5. It does look like the Yankees will eventually get some internal bullpen help to begin to fix the weakest part of the team. Carlos Lagrange will being working out of the bullpen in Triple-A with the plan to join the Yankees’ bullpen and bolster a relief staff that has minimal trustworthy options and several DFA candidates.

6. The “hot” start Anthony Volpe had that allowed him to stay in the majors upon Jose Caballero’s return appears to be the fourth straight mirage to begin the season for him. Volpe went 0-for-4 on Tuesday and his OPS is down to .719. Soon enough he will be back to the mid-600s where he has always been.

7. Austin Wells would give up half of his salary to be in the mid-600s. Yet another 0-for-4 on Tuesday from Wells has his slash line down to .173/.288/.266. He remains at one double (hit on April 7) and seven RBIs (he has two since the end of April) on the season.

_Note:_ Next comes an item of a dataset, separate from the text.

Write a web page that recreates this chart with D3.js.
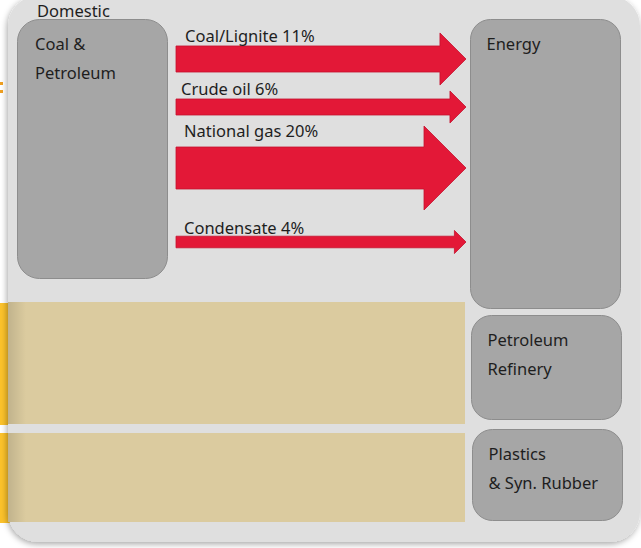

8. Jazz Chisholm went on the Tonight Show on Monday and said the Yankees were going to win the World Series. He said the same thing in 2024 and 2025 and then did everything he could in the playoffs to not help them win the World Series. The Guardians’ broadcast team wondering out loud how someone hitting .239 could get on the Tonight Show was pretty funny. I wish I had thought of that.

9. The answer to the Yankees’ shortstop problem may be getting closer to the majors. After going 7-for-55 (.127) with no extra-base hits in his first 15 Triple-A games, George Lombard Jr. is 20-for-55 (.364) with seven extra-base hits in his last 14 games. He’s starting to figure out the top minor-league level and once he does that, the Yankees may have the shortstop of the future they thought they were getting at the start of 2023.

10. Gerrit Cole will make his third start of the season on Wednesday. If he’s as good as he was in his first two, the Yankees will get back in the win column and pick up a win against a team with a winning record. The Guardians will send their best starter to the mound in Gavin Williams, who leads the league in wins (8) and innings pitched (76.1). The Yankees can’t afford to lose both Schlittler and Cole starts in a series.